Sein Buch „Prosopopeia“, ein Werk über die Tiefe, die Geheimnisse, die Gewalt und die Möglichkeiten der Sprache, wird schließlich veröffentlicht. Die Kritik ist nicht gut. Sie spricht von „Sprachphantasien ohne Zusammenhang“. Erik wird jedoch sicherlich weiterhin schreiben. Ein älterer Schriftsteller ermuntert ihn. Er solle schreiben, wenn auch „ohne Poesie“. Erik will zuerst einmal verreisen.
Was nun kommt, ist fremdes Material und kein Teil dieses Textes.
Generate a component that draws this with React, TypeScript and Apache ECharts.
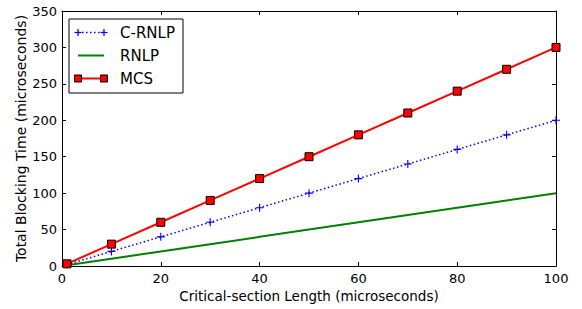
import React, { useEffect, useRef } from "react";
import * as echarts from "echarts";

const xValues = [1, 10, 20, 30, 40, 50, 60, 70, 80, 90, 100];
const crnlp = [2, 20, 40, 60, 80, 100, 120, 140, 160, 180, 200];
const rnlp = [1, 10, 20, 30, 40, 50, 60, 70, 80, 90, 100];
const mcs = [3, 30, 60, 90, 120, 150, 180, 210, 240, 270, 300];
const legendNames = ["C-RNLP", "RNLP", "MCS"];

const FONT = "DejaVu Sans";
const PLUS = "path://M4.3,0H5.7V4.3H10V5.7H5.7V10H4.3V5.7H0V4.3H4.3Z";

export default function App() {
  const ref = useRef<HTMLDivElement>(null);
  useEffect(() => {
    const chart = echarts.init(ref.current!, null, { renderer: "svg" });
    const pairs = (ys: number[]) => xValues.map((x, i) => [x, ys[i]]);
    const axisCommon = {
      type: "value" as const,
      axisLine: { show: true, onZero: false, lineStyle: { color: "#000", width: 1 } },
      axisTick: { show: true, inside: true, length: 4, lineStyle: { color: "#000" } },
      splitLine: { show: false },
    };
    const label = { color: "#000", fontFamily: FONT, fontSize: 13 };
    const lx = 69, ly = 19, rowGap = 23;
    const rows: any[] = [];
    const lineY = (i: number) => ly + 13.5 + i * rowGap;
    rows.push({
      type: "rect",
      shape: { x: lx, y: ly, width: 114, height: 74 },
      style: { fill: "#fff", stroke: "#000", lineWidth: 1 },
      z: 100,
    });
    const x0 = 78, x1 = 104;
    rows.push({ type: "line", shape: { x1: x0, y1: lineY(0), x2: x1, y2: lineY(0) }, style: { stroke: "#0000ff", lineWidth: 1.5, lineDash: [1.5, 2.5] }, z: 101 });
    [x0, x1].forEach((px) => {
      rows.push({ type: "line", shape: { x1: px - 3.5, y1: lineY(0), x2: px + 3.5, y2: lineY(0) }, style: { stroke: "#0000ff", lineWidth: 1.2 }, z: 102 });
      rows.push({ type: "line", shape: { x1: px, y1: lineY(0) - 3.5, x2: px, y2: lineY(0) + 3.5 }, style: { stroke: "#0000ff", lineWidth: 1.2 }, z: 102 });
    });
    rows.push({ type: "line", shape: { x1: x0, y1: lineY(1), x2: x1, y2: lineY(1) }, style: { stroke: "#008000", lineWidth: 2 }, z: 101 });
    rows.push({ type: "line", shape: { x1: x0, y1: lineY(2), x2: x1, y2: lineY(2) }, style: { stroke: "#ff0000", lineWidth: 2 }, z: 101 });
    [x0, x1].forEach((px) => {
      rows.push({ type: "rect", shape: { x: px - 3.5, y: lineY(2) - 3.5, width: 7, height: 7 }, style: { fill: "#ff0000", stroke: "#000", lineWidth: 1 }, z: 102 });
    });
    legendNames.forEach((n, i) => {
      rows.push({ type: "text", x: 120, y: lineY(i), style: { text: n, fontFamily: FONT, fontSize: 15, fill: "#000", verticalAlign: "middle" }, z: 103 });
    });

    chart.setOption({
      animation: false,
      backgroundColor: "#fff",
      grid: { left: 62, right: 26, top: 11, bottom: 43, containLabel: false, outerBoundsMode: "none" },
      xAxis: [
        {
          ...axisCommon,
          min: 0, max: 100, interval: 20,
          position: "bottom",
          name: "Critical-section Length (microseconds)",
          nameLocation: "middle",
          nameGap: 23,
          nameMoveOverlap: false,
          nameTextStyle: { ...label, fontSize: 13.5 },
          axisLabel: { ...label, margin: 6 },
        },
        {
          ...axisCommon,
          min: 0, max: 100, interval: 20,
          position: "top",
          axisLabel: { show: false },
        },
      ],
      yAxis: [
        {
          ...axisCommon,
          min: 0, max: 350, interval: 50,
          position: "left",
          name: "Total Blocking Time (microseconds)",
          nameLocation: "middle",
          nameGap: 34,
          nameMoveOverlap: false,
          nameTextStyle: { ...label, fontSize: 14 },
          axisLabel: { ...label, margin: 5 },
        },
        {
          ...axisCommon,
          min: 0, max: 350, interval: 50,
          position: "right",
          axisLabel: { show: false },
        },
      ],
      graphic: rows,
      series: [
        {
          name: "RNLP",
          type: "line",
          data: pairs(rnlp),
          showSymbol: false,
          symbol: "none",
          lineStyle: { color: "#008000", width: 2 },
          itemStyle: { color: "#008000" },
          z: 2,
        },
        {
          name: "C-RNLP",
          type: "line",
          data: pairs(crnlp),
          symbol: PLUS,
          symbolSize: 8,
          lineStyle: { color: "#0000ff", width: 1.5, type: [1.5, 2.5] },
          itemStyle: { color: "#0000ff" },
          z: 3,
        },
        {
          name: "MCS",
          type: "line",
          data: pairs(mcs),
          symbol: "rect",
          symbolSize: 8,
          lineStyle: { color: "#ff0000", width: 2 },
          itemStyle: { color: "#ff0000", borderColor: "#000", borderWidth: 1 },
          z: 4,
        },
      ],
    });
    return () => chart.dispose();
  }, []);
  return <div ref={ref} style={{ width: 582, height: 309, position: "absolute", left: 0, top: 0 }} />;
}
Ist diese Reise echt, oder spielt sie sich nur in der Phantasie ab? Man erfährt es nicht präzise genug. Ganz besonders hier wird der Stil dieses Films wirksam. Gegenwart, Vergangenheit und Zukunft vermengen sich. Scheinwelt, Wirklichkeit und Phantasie ebenfalls – wenn auch filmisch mit Hilfe einer ausgesuchten Montage immer ziemlich real dargestellt.

Die angedeuteten Themen hängen mit der geistigen Situation dieser jungen Literaten zusammen: Schöpferisches und ins Auge Gefasstes, Suche nach dem richtigen Weg und Unsicherheit, Resignation und Wahnsinn.

Präsentiert ist das alles in einer ungewöhnlichen Dramaturgie. Sie ist experimentell und sporadisch, ziemlich willkürlich, aber auch bis zu einem gewissen Grad avantgardistisch – man weiß oft nicht, ob man verblüfft sein soll oder irritiert. Eine bestimmte Begabung steckt auf jeden Fall dahinter. Auf ein paar Festivals hat der Film auch bereits Preise eingeheimst.

Ein interessanter, wenn auch künstlerisch noch unfertiger Versuch, ein Langfilmerstling. Ein coming of age-Bild junger norwegischer Schriftsteller.